XHZAM-FM
- Mazamitla, Jalisco; Mexico;
- Frequency: 99.1 MHz
- Branding: Origen Radio

Ownership
- Owner: Grupo Radio Monte, A.C.
- Operator: Grupo Origen

History
- First air date: March 1, 2011
- Last air date: 2021 or 2022
- Call sign meaning: Mazamitla

Technical information
- Class: B1
- ERP: 1 kW
- HAAT: 351 m
- Transmitter coordinates: 19°54′54.3″N 103°00′35.3″W﻿ / ﻿19.915083°N 103.009806°W

= XHZAM-FM =

Radio station in Mazamitla, Jalisco, Mexico

XHZAM-FM was a noncommercial radio station on 99.1 FM in Mazamitla, Jalisco, Mexico, last known as Origen Radio.

==History==
XHZAM signed on March 1, 2011, after receiving its permit. It was originally known as Total FM and then La Número Uno. Grupo Radio Monte is owned by Héctor Álvarez Contreras, a one-time deputy to the Jalisco state legislature. In 2018, the IFT authorized the station to relocate its transmitter and upgrade from a class A to B1 station.

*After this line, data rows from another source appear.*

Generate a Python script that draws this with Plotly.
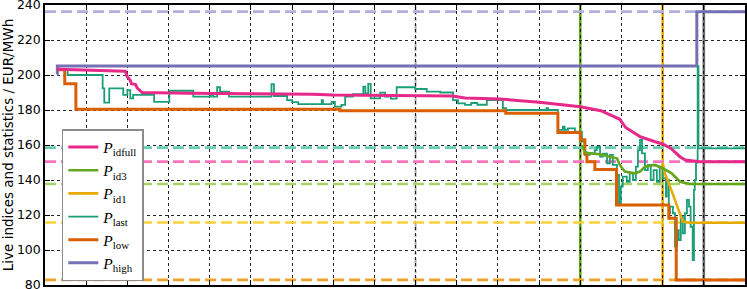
import plotly.graph_objects as go

# ---------------- data ----------------
# time axis in hours (grid every hour, no labels shown)
x_range = [0, 17]

high_x = [0.29, 0.30, 15.83, 17.0]
high_y = [200.5, 205.1, 236.2, 236.2]

low_x = [0.30, 0.48, 0.75, 7.16, 11.19, 12.456, 13.0, 13.11, 13.16, 13.354, 13.88, 15.15, 15.33, 17.0]
low_y = [203.0, 195.0, 180.4, 179.6, 178.1, 167.2, 163.0, 155.0, 150.5, 146.0, 125.7, 118.1, 82.9, 82.9]

idfull_x = [0.30, 1.00, 1.95, 2.00, 2.07, 2.10, 2.20, 2.24, 2.36, 3.50, 4.98, 6.50, 7.00, 8.50, 9.50,
            9.90, 10.20, 11.05, 12.00, 13.00, 13.50, 13.73, 13.96, 14.10, 14.45, 14.80, 15.00, 15.20,
            15.42, 15.55, 15.90, 17.00]
idfull_y = [203.3, 202.8, 202.2, 199.0, 197.0, 195.0, 194.5, 192.5, 190.0, 189.6, 189.5, 189.0, 188.6,
            188.4, 188.2, 188.0, 186.9, 186.3, 184.4, 181.9, 179.6, 177.1, 174.7, 170.0, 164.8, 162.0,
            160.6, 158.0, 153.3, 151.4, 150.5, 150.5]

id3_x = [13.04, 13.11, 13.23, 13.48, 13.72, 13.89, 13.96, 14.08, 14.33, 14.45, 14.57, 14.81, 15.00,
         15.22, 15.42, 15.66, 17.00]
id3_y = [160.0, 156.0, 155.2, 154.7, 153.3, 152.4, 148.6, 144.8, 143.8, 144.8, 147.6, 148.6, 146.7,
         143.8, 139.0, 137.7, 137.7]

id1_x = [15.00, 15.05, 15.18, 15.30, 15.42, 15.49, 15.66, 17.00]
id1_y = [150.0, 144.0, 136.2, 128.6, 121.0, 116.2, 115.6, 115.6]

last_x = [0.30, 0.55, 1.40, 1.44, 1.56, 1.90, 2.00, 2.07, 2.14, 2.65, 3.02, 3.60, 4.03, 4.08, 4.18,
          4.25, 4.47, 5.50, 5.56, 5.88, 6.00, 6.15, 6.72, 6.75, 6.96, 7.04, 7.20, 7.29, 7.48, 7.73,
          7.78, 7.85, 7.91, 8.14, 8.26, 8.40, 8.54, 8.99, 9.27, 9.60, 9.91, 10.03, 10.20, 10.35,
          10.50, 10.73, 11.00, 11.12, 11.20, 12.18, 12.22, 12.456, 12.577, 12.62, 12.70, 12.87,
          13.04, 13.11, 13.23, 13.35, 13.40, 13.48, 13.55, 13.65, 13.72, 13.79, 13.89, 13.94,
          13.985, 14.03, 14.13, 14.20, 14.28, 14.35, 14.40, 14.45, 14.50, 14.57, 14.64, 14.71,
          14.78, 14.86, 14.93, 15.00, 15.08, 15.10, 15.15, 15.18, 15.25, 15.30, 15.35, 15.39,
          15.44, 15.49, 15.54, 15.59, 15.64, 15.68, 15.73, 15.76, 15.78, 15.81, 15.85, 15.87, 17.00]
last_y = [203.0, 200.0, 192.4, 184.2, 192.4, 188.6, 191.4, 186.7, 188.6, 184.7, 191.0, 187.6, 188.8,
          187.6, 193.0, 190.5, 187.6, 194.8, 188.0, 185.7, 184.5, 183.4, 185.7, 183.4, 184.7, 181.9,
          182.9, 187.6, 189.1, 193.3, 189.5, 194.9, 186.7, 189.9, 187.6, 186.5, 193.0, 192.0, 190.5,
          190.0, 185.7, 183.8, 182.9, 184.0, 183.0, 185.7, 185.7, 181.0, 180.0, 181.0, 180.0, 168.6,
          170.5, 168.6, 169.5, 167.6, 162.0, 154.3, 155.2, 157.1, 159.0, 153.3, 155.0, 149.5, 154.3,
          148.6, 142.9, 126.7, 136.2, 141.9, 139.0, 143.8, 140.0, 147.6, 157.1, 162.9, 155.2, 145.7,
          148.6, 140.0, 145.7, 139.0, 147.6, 141.0, 130.5, 140.0, 121.0, 124.8, 121.0, 101.9, 111.4,
          105.7, 119.0, 109.5, 121.0, 128.6, 124.8, 113.3, 94.3, 134.3, 140.0, 150.0, 205.0, 158.1,
          158.1]

# statistics (dashed horizontal reference lines)
stat_names = ["high", "last", "idfull", "id3", "id1", "low"]
stat_values = [236.2, 158.5, 150.5, 137.7, 115.7, 82.9]
stat_colors = ["#b3afdc", "#6acdb3", "#f475bd", "#a8d362", "#f7d53a", "#eca42a"]

# event markers (hours)
event_times = [9, 13, 15, 16]
event_colors = ["#b0b0b0", "#66a61e", "#e6ab02", "#6a6a6a"]
event_dash = ["dashdot", "solid", "solid", "solid"]
event_width = [2, 2.6, 2.6, 2.6]

y_ticks = [80, 100, 120, 140, 160, 180, 200, 220, 240]

# ---------------- figure ----------------
fig = go.Figure()

for v, c in zip(stat_values, stat_colors):
    fig.add_trace(go.Scatter(x=x_range, y=[v, v], mode="lines", showlegend=False, hoverinfo="skip",
                             line=dict(color=c, width=2.6, dash="11px,5px")))

series = [
    ("<i>P</i><sub>high</sub>", high_x, high_y, "#7570b3", 3.0, "hv", 6),
    ("<i>P</i><sub>last</sub>", last_x, last_y, "#1b9e77", 1.8, "hv", 4),
    ("<i>P</i><sub>low</sub>", low_x, low_y, "#d95f02", 3.0, "hv", 5),
    ("<i>P</i><sub>id1</sub>", id1_x, id1_y, "#e6ab02", 2.6, "linear", 3),
    ("<i>P</i><sub>id3</sub>", id3_x, id3_y, "#66a61e", 2.6, "linear", 2),
    ("<i>P</i><sub>idfull</sub>", idfull_x, idfull_y, "#e7298a", 3.0, "linear", 1),
]
for name, xs, ys, col, w, shape, rank in series:
    fig.add_trace(go.Scatter(x=xs, y=ys, mode="lines", name=name, legendrank=rank,
                             line=dict(color=col, width=w, shape=shape)))

for t, c, d, w in zip(event_times, event_colors, event_dash, event_width):
    fig.add_shape(type="line", xref="x", yref="paper", x0=t, x1=t, y0=0, y1=1,
                  line=dict(color=c, width=w, dash=d), layer="below")

axis_common = dict(showline=True, linecolor="black", linewidth=1.5, mirror="ticks",
                   ticks="inside", ticklen=5, tickcolor="black", tickwidth=1,
                   showgrid=True, gridcolor="rgba(0,0,0,0.85)", gridwidth=1, griddash="dot",
                   zeroline=False)

fig.update_xaxes(range=x_range, dtick=1, tick0=0, showticklabels=False, **axis_common)
fig.update_yaxes(range=[80, 240], tickvals=y_ticks, ticktext=[str(v) for v in y_ticks],
                 tickfont=dict(family="DejaVu Sans", size=12.5, color="black"),
                 ticklabeloverflow="allow",
                 title=dict(text="Live indices and statistics / EUR/MWh",
                            font=dict(family="DejaVu Sans", size=13.5, color="black"), standoff=3),
                 **axis_common)

fig.update_layout(
    width=747, height=289,
    margin=dict(l=45, r=2, t=5, b=4, autoexpand=False),
    paper_bgcolor="white", plot_bgcolor="white",
    legend=dict(x=0.024, y=0.557, xanchor="left", yanchor="top",
                bgcolor="white", bordercolor="#8c8c8c", borderwidth=1.5,
                font=dict(family="Liberation Serif", size=15.5, color="black"),
                itemwidth=30, tracegroupgap=0, traceorder="normal"),
)

fig.write_html("out.html", config={"displayModeBar": False},
               post_script="document.body.style.margin='0';document.body.style.overflow='hidden';")
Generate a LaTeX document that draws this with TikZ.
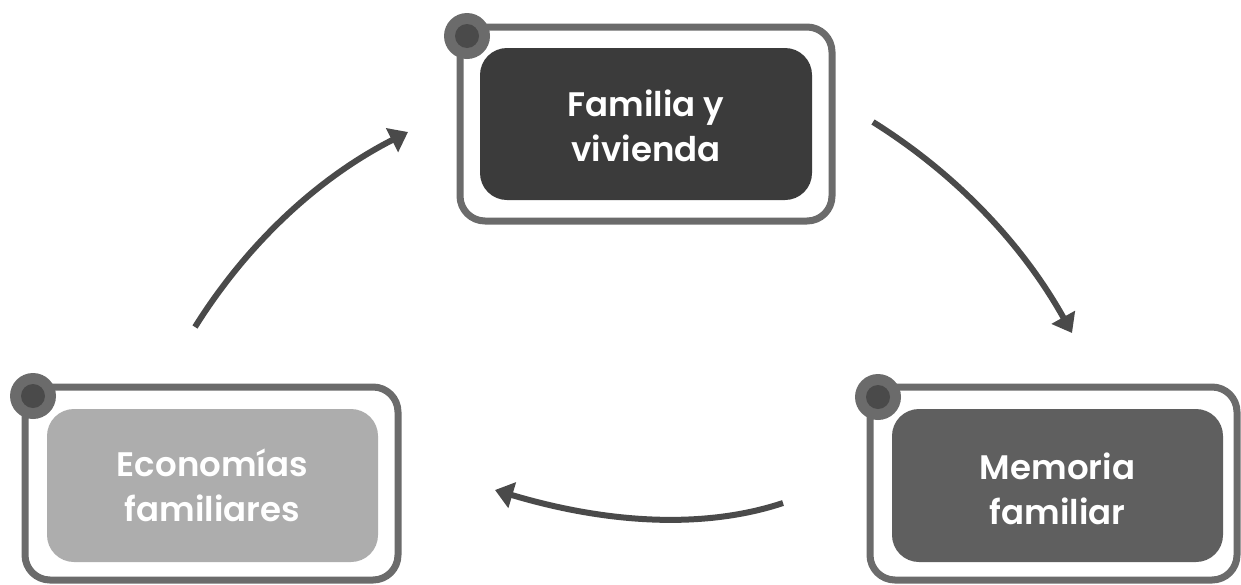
\documentclass[tikz,border=0pt]{standalone}
\usepackage{fontspec}
\setmainfont{Poppins}[BoldFont={Poppins SemiBold}]
\usetikzlibrary{arrows.meta}
\definecolor{framegray}{HTML}{6B6B6B}
\definecolor{dotgray}{HTML}{4A4A4A}
\definecolor{arrowgray}{HTML}{4A4A4A}
\definecolor{darkfill}{HTML}{3B3B3B}
\definecolor{midfill}{HTML}{5F5F5F}
\definecolor{lightfill}{HTML}{ADADAD}
\begin{document}
\begin{tikzpicture}[x=1pt,y=-1pt,
  outerbox/.style={draw=framegray, line width=7pt, rounded corners=25pt, fill=white, inner sep=0pt},
  innerbox/.style={rounded corners=27pt, inner sep=0pt, minimum width=331pt, minimum height=153pt},
  boxtext/.style={text=white, align=center, inner sep=0pt, font=\bfseries\fontsize{34}{45}\selectfont},
  dotouter/.style={circle, fill=framegray, minimum size=46pt, inner sep=0pt},
  dotinner/.style={circle, fill=dotgray, minimum size=24pt, inner sep=0pt},
  flow/.style={draw=arrowgray, line width=6pt, -{Triangle[length=18pt,width=26pt]}}]
\useasboundingbox (0,0) rectangle (1241,584);
% top
\node[outerbox, minimum width=372pt, minimum height=194pt] (topframe) at (646,124) {};
\node[innerbox, fill=darkfill, minimum width=332pt, minimum height=152pt] (top) at (646,124) {};
\node[boxtext] (toptext) at (646,126) {Familia y\\vivienda};
\node[dotouter] (topdot) at (467,36) {};
\node[dotinner] (topdotc) at (topdot) {};
% left
\node[outerbox, minimum width=373pt, minimum height=193pt] (leftframe) at (211.5,483.5) {};
\node[innerbox, fill=lightfill] (left) at (212.5,485.5) {};
\node[boxtext] (lefttext) at (212.5,485.5) {Economías\\familiares};
\node[dotouter] (leftdot) at (33,396) {};
\node[dotinner] (leftdotc) at (leftdot) {};
% right
\node[outerbox, minimum width=367pt, minimum height=193pt] (rightframe) at (1053.5,483.5) {};
\node[innerbox, fill=midfill] (right) at (1057.5,485.5) {};
\node[boxtext] (righttext) at (1057.5,488.5) {Memoria\\familiar};
\node[dotouter] (rightdot) at (878,397) {};
\node[dotinner] (rightdotc) at (rightdot) {};
% arrows
\coordinate (a1s) at (195,327);
\coordinate (a1e) at (408,132);
\coordinate (a2s) at (873,122);
\coordinate (a2e) at (1072,333);
\coordinate (a3s) at (783,503);
\coordinate (a3e) at (495,490);
\draw[flow] (a1s) .. controls (248,242.3) and (319,177.3) .. (a1e);
\draw[flow] (a2s) .. controls (957.1,174.7) and (1022.8,244.7) .. (a2e);
\draw[flow] (a3s) .. controls (705.7,528.7) and (609.7,524.3) .. (a3e);
\end{tikzpicture}
\end{document}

In 2019, the station began broadcasting Origen Radio full-time as a rimshot into Guadalajara. Origen had briefly broadcast on 1510 XEPBGR-AM prior to moving to 99.1.

The Federal Telecommunications Institute denied a renewal of XHZAM-FM's concession on September 8, 2021, as filed too late. The filing needed to be made by September 1, 2019, but was not received until June 2, 2021. The concession expired March 1, 2022.